The retrospective dedicated to Alexander Calder at the Fondation Louis Vuitton is, without a doubt, one of the best we have visited. Not only because of the scale—nearly 300 works—but for the clarity with which it reveals how a truly unique artistic language is built.

The exhibition spans nearly half a century of creation, from the late 1920s to his monumental sculptures of the 1960s and 70s, covering more than 3,000 square meters.

In 1925, while working as an illustrator in New York, he discovered the world of the circus. That’s where everything begins. The Cirque Calder is the seed.

More than 100 figures made from wire, cork, wood, and simple materials. Characters that moved, had roles, and created scenes.

Calder didn’t just present them.
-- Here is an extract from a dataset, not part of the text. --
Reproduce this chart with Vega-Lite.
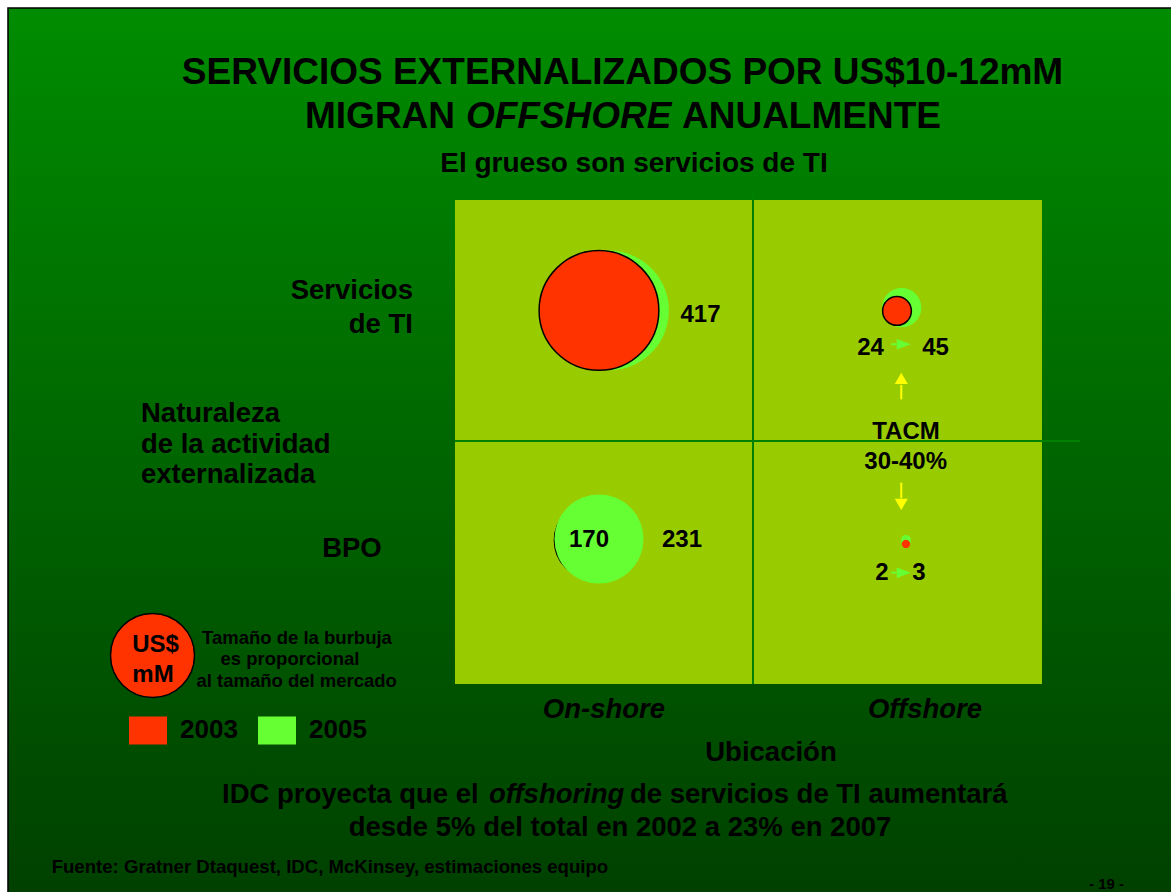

He activated them.



During performances that could last up to two hours, he manipulated them live, narrated, added music, and played with light and sound. Without naming it, he was already creating performance art.




At the same time, he was defining his language: movement, balance, suspension—the idea that the artwork is alive.


The influences are there: Piet Mondrian, Pablo Picasso, Wassily Kandinsky, Joan Miró, among many others.


But there is no imitation. There is transformation.

The visit to Piet Mondrian’s studio in 1930 marks a turning point: the shift toward abstraction—first in painting, then in sculpture.


This is where the mobiles are born—a term proposed by Marcel Duchamp—as well as the stabiles, named by Jean Arp.

From that moment on, Calder does something no one had truly done before: he introduces time as a component of sculpture.


What stands out in this exhibition is its coherence.

From the earliest wire pieces to the monumental works, everything responds to the same concerns: movement, light, balance, and materials.

The exhibition also places Calder within his context.

Works by artists such as Paul Klee or Jean Hélion help us understand just how radical his approach was. Calder didn’t follow a movement—he lived within his time and absorbed them all… then built something of his own.

A solid body of work born from a constant, rigorous, and deeply coherent exploration.

Calder didn’t simply invent forms.

He invented a way of thinking about sculpture.